_Direction_:
Repeat the listing word for word. No pictures belong in the copy.

** Start **

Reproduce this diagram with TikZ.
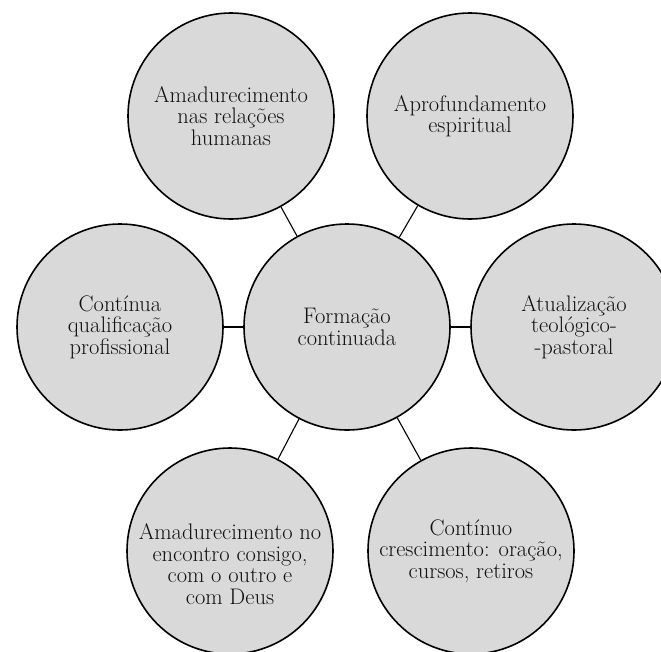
\documentclass[tikz,border=0pt]{standalone}
\usepackage{tikz}
\usetikzlibrary{positioning,calc}

\begin{document}
\begin{tikzpicture}[x=1pt,y=-1pt]
    \definecolor{colbubble}{HTML}{d9d9d9}
    \definecolor{coltext}{HTML}{111111}
    \tikzstyle{bubble}=[circle,fill=colbubble,draw=black,line width=1.6pt,
                        minimum size=206pt,inner sep=0pt]
    \tikzstyle{btext}=[align=center,text=coltext,font=\fontsize{22.5}{21.5}\selectfont]
    \tikzstyle{link}=[draw=black,line width=1.1pt]
    % frame
    \useasboundingbox (0,0) rectangle (661,651);
    \clip (0,0) rectangle (661,651);
    % circles
    \node[bubble] (form) at (347,327) {};
    \node[bubble] (rel)  at (231,116) {};
    \node[bubble] (esp)  at (470,116) {};
    \node[bubble] (prof) at (120,327) {};
    \node[bubble] (teo)  at (574,327) {};
    \node[bubble] (enc)  at (230,551) {};
    \node[bubble] (cre)  at (471,551) {};
    % links
    \draw[link] (form) -- (rel);
    \draw[link] (form) -- (esp);
    \draw[link] (form) -- (prof);
    \draw[link] (form) -- (teo);
    \draw[link] (form) -- (enc);
    \draw[link] (form) -- (cre);
    % labels
    \node[btext] (tform) at (form) {Formação\\continuada};
    \node[btext] (trel)  at (rel)  {Amadurecimento\\nas relações\\humanas};
    \node[btext] (tesp)  at (esp)  {Aprofundamento\\espiritual};
    \node[btext] (tprof) at (prof) {Contínua\\qualificação\\profissional};
    \node[btext] (tteo)  at (teo)  {Atualização\\teológico-\\-pastoral};
    \node[btext] (tenc)  at ($(enc)+(0,13)$) {Amadurecimento no\\encontro consigo,\\com o outro e\\com Deus};
    \node[btext] (tcre)  at (cre)  {Contínuo\\crescimento: oração,\\cursos, retiros};
\end{tikzpicture}
\end{document}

** End **

_Expected output_:
Reproduce this diagram with TikZ.
\documentclass[tikz,border=0pt]{standalone}
\usepackage{tikz}
\usetikzlibrary{positioning,calc}

\begin{document}
\begin{tikzpicture}[x=1pt,y=-1pt]
    \definecolor{colbubble}{HTML}{d9d9d9}
    \definecolor{coltext}{HTML}{111111}
    \tikzstyle{bubble}=[circle,fill=colbubble,draw=black,line width=1.6pt,
                        minimum size=206pt,inner sep=0pt]
    \tikzstyle{btext}=[align=center,text=coltext,font=\fontsize{22.5}{21.5}\selectfont]
    \tikzstyle{link}=[draw=black,line width=1.1pt]
    % frame
    \useasboundingbox (0,0) rectangle (661,651);
    \clip (0,0) rectangle (661,651);
    % circles
    \node[bubble] (form) at (347,327) {};
    \node[bubble] (rel)  at (231,116) {};
    \node[bubble] (esp)  at (470,116) {};
    \node[bubble] (prof) at (120,327) {};
    \node[bubble] (teo)  at (574,327) {};
    \node[bubble] (enc)  at (230,551) {};
    \node[bubble] (cre)  at (471,551) {};
    % links
    \draw[link] (form) -- (rel);
    \draw[link] (form) -- (esp);
    \draw[link] (form) -- (prof);
    \draw[link] (form) -- (teo);
    \draw[link] (form) -- (enc);
    \draw[link] (form) -- (cre);
    % labels
    \node[btext] (tform) at (form) {Formação\\continuada};
    \node[btext] (trel)  at (rel)  {Amadurecimento\\nas relações\\humanas};
    \node[btext] (tesp)  at (esp)  {Aprofundamento\\espiritual};
    \node[btext] (tprof) at (prof) {Contínua\\qualificação\\profissional};
    \node[btext] (tteo)  at (teo)  {Atualização\\teológico-\\-pastoral};
    \node[btext] (tenc)  at ($(enc)+(0,13)$) {Amadurecimento no\\encontro consigo,\\com o outro e\\com Deus};
    \node[btext] (tcre)  at (cre)  {Contínuo\\crescimento: oração,\\cursos, retiros};
\end{tikzpicture}
\end{document}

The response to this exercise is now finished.